Social structures, racist, or otherwise, don’t just disappear or grow old and die. Consequently, when I get that “what is happening now?” query from the press, I feel like yawning as I mutter, “There you go again.” Lately I have advised reporters to connect the dots. I challenge them to, for once, abandon racism-evasive language such as “race” or “the race issue” and to call the thing what it is, racism, which is by its nature always systemic.
So far, to my knowledge, no reporter has taken my advice. Instead they tend to write stories that, if they even acknowledge a pattern of racist incidents, seem to attribute it to the bad economy, the coming of a full moon or perhaps some foul-smelling concoction that was secretly slipped into our drinking water. Then they go away for another few months; and when still more overtly racist stuff happens, they email again to ask me to explain, once more, what is happening, now.
Unfortunately that type of news reporting supports the dominant response to racism by European Americans — the militant denial of its existence or significance. A very successful racism denial tactic is to conveniently confuse the racial, bigoted attitudes and behaviors of some person of color with systemic racism as a way of suggesting that white racism is no more of a problem than is so-called black racism.
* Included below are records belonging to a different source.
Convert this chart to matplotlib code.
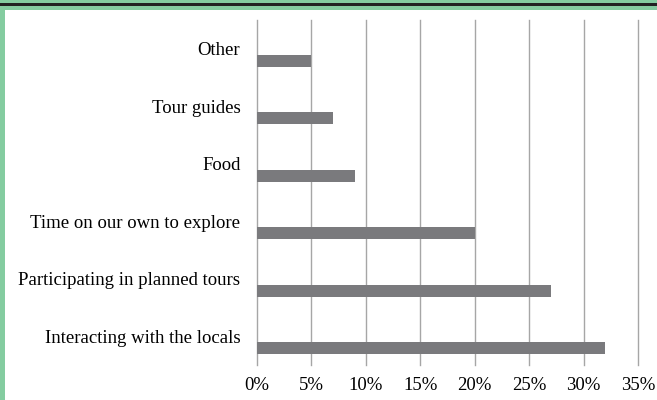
import numpy as np
import matplotlib.pyplot as plt
from matplotlib.patches import Rectangle

# data
categories = ["Other", "Tour guides", "Food", "Time on our own to explore",
              "Participating in planned tours", "Interacting with the locals"]
values = [5, 7, 9, 20, 27, 32]
xticks = [0, 5, 10, 15, 20, 25, 30, 35]

plt.rcParams['font.family'] = ['Liberation Serif', 'DejaVu Serif']

fig = plt.figure(figsize=(6.57, 4.0), dpi=100)
fig.patch.set_facecolor('white')

# green frame bits (top band + left strip) and dark rule
green = '#84cca0'
fig.patches.append(Rectangle((0, 1 - 10 / 400), 1, 10 / 400, transform=fig.transFigure,
                             facecolor=green, edgecolor='none', zorder=0))
fig.patches.append(Rectangle((0, 0), 5 / 657, 1, transform=fig.transFigure,
                             facecolor=green, edgecolor='none', zorder=0))
fig.patches.append(Rectangle((0, 1 - 6 / 400), 1, 3 / 400, transform=fig.transFigure,
                             facecolor='#222222', edgecolor='none', zorder=1))

ax = fig.add_axes([257 / 657, 1 - 365 / 400, (638 - 257) / 657, (365 - 20) / 400])

y = np.arange(len(categories))
ax.barh(y + 0.21, values, height=0.21, color='#7a7a7d', zorder=3)

ax.set_xlim(0, 35)
ax.set_ylim(len(categories) - 0.5, -0.5)
ax.set_xticks(xticks)
ax.set_xticklabels([f"{v}%" for v in xticks], fontsize=13.5)
ax.set_yticks(y)
ax.set_yticklabels(categories, fontsize=13.5)
ax.tick_params(length=0)
ax.tick_params(axis='x', pad=9)
ax.tick_params(axis='y', pad=12)
ax.grid(axis='x', color='#a6a6a6', linewidth=1.0, zorder=0)
for line in ax.get_xgridlines():
    line.set_clip_on(False)
for s in ax.spines.values():
    s.set_visible(False)

fig.savefig('out.png', dpi=100)
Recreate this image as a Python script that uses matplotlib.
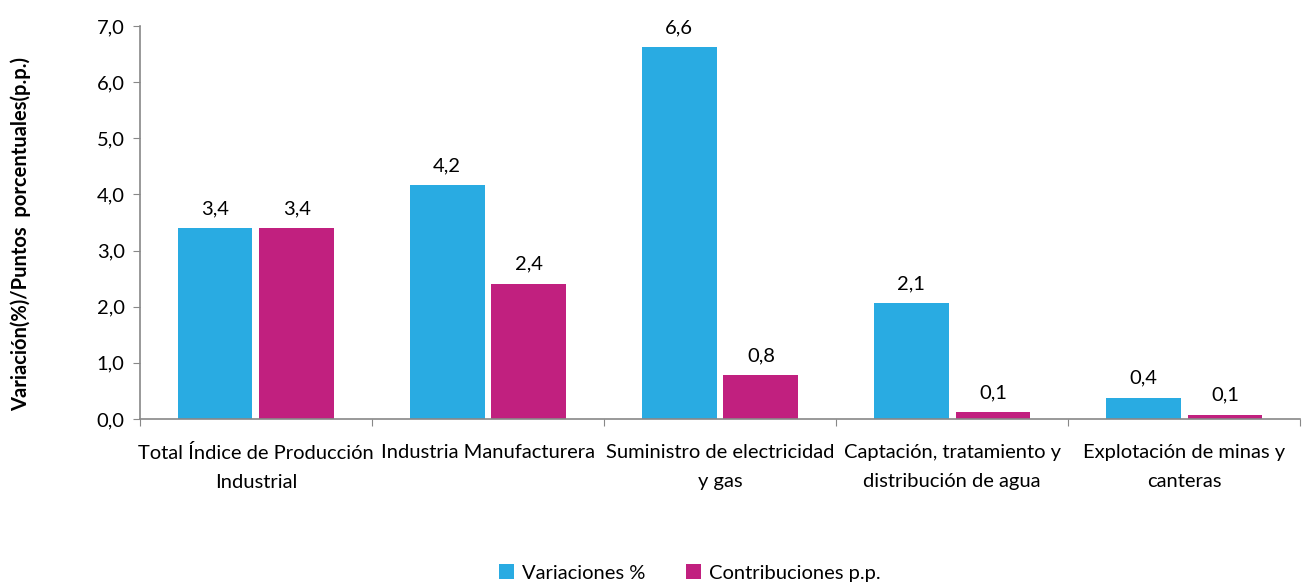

On other occasions a person of color may be accused of being a racist for simply bringing up the issue of racism.
This is a message needed for more than just journalists.
I wonder if journalists are any better on this issue than average Americans. On the whole, Americans often privilege individualistic situations to social problems, race or otherwise. White Americans, in particular, would prefer to act like race doesn’t matter and claim that we should move on. I’ve noted before that the reverse should be true: Americans should have to show that race isn’t involved in social situations instead of suggesting it doesn’t matter until there is incontrovertible proof otherwise.